Charts and Technical Analysis

Charts and Technical Analysis

Part 1: Technical analysis

Reading charts and understanding price action is an essential skill for any trader. The markets are a daily tug of war between buyers and sellers, and charts are an easy to use, effective way to show the outcome of these mini-battles.

Understanding and interpreting charts successfully will help you make buy and sell decisions. Certain charting patterns can tell you a lot about what the market sentiment is around an option and can give an insight into what may be in store for the stock price.

Part 2: Trend, support and resistance

Identifying trends as well as support and resistance levels may be one of the simplest forms of analysis a trader can employ, but without a doubt these can be the most powerful.

A trend is defined as the way in which a stock’s price has been trading over a given time period and signals to a trader how to approach the market.

Support and resistance levels are stock prices that historically alter the short-term trend of a security. Support levels halt a downward movement in price as demand in the stock increases. Resistance levels are a price where the upward movement in price halts due to an increase in supply.

A breakout of these price levels gives a clear indication to the trader whether to buy or sell a stock - or trade the underlying option.

Part 3: Chart patterns

Over time many patterns in the movement of a share price are evident. These patterns tend to be replicating and if a trader can identify these, a reasonable expectation can be formed as to the way the price will move following this pattern.

There are primarily two types of charting patterns: a continuation pattern or a reversal pattern. A continuation pattern suggests that the present trend being experienced will continue. Conversely, a reversal pattern suggests that that the current trend seen will reverse in the foreseeable future.

With the introduction that is presented in this section, you will be ready to start searching for these patterns in the price action.

Part 4: Technical indicators

Technical indicators are a powerful way to identify and anticipate possible changes to a stock trend.

Key to using technical indicators is not being able to use every possible indicator, but to able to effectively understand and implement a select group.

The indicators you’ll learn here are moving averages, the relative strength index (RSI), stochastic oscillator, Bollinger bands and on balance volume.

RSI, stochastic oscillator and on balance volume are leading indicators and can help a trader to predict a possible change in trend.

Moving averages are a trend following indicator and Bollinger bands measure changes in volatility.

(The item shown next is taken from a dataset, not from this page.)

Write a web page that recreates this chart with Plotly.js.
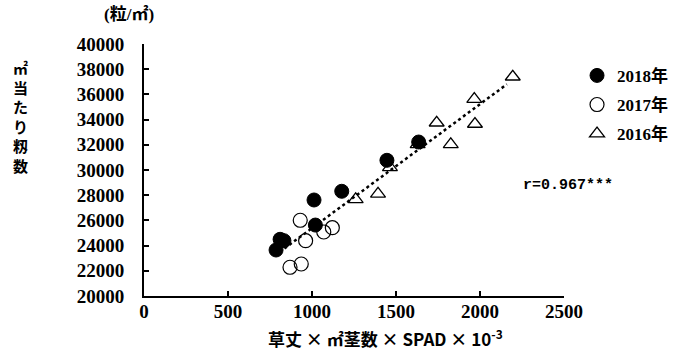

By using a combination of these indicators, you can put the odds on your side and select potentially lucrative trading opportunities with reduced downside.

Part 5: Putting it all together

Technical analysis is a great way to understand the price action occurring within the share market, but this is of little use without a successful trading strategy.

In this module, you’ll pick up a set of simple yet extremely useful trading rules. Using these rules reduces your trading risk and maximises the probability of enjoying significant profits consistently.

We look in detail at criteria to enter a trade, including possible signs from indicators and charting signals.

There are many exit criteria out there in the trading world. Whatever exit strategy you employ, the tenet used by all successful traders is to “keep your losses small, but let your profits run”.

Another characteristic of successful traders is to diversify your trading interests to ensure you don’t keep all your eggs in one basket.

By adhering to these simple trading techniques, including entry and exit points and effective money management, the probability of making profits over a period of time are significantly increased.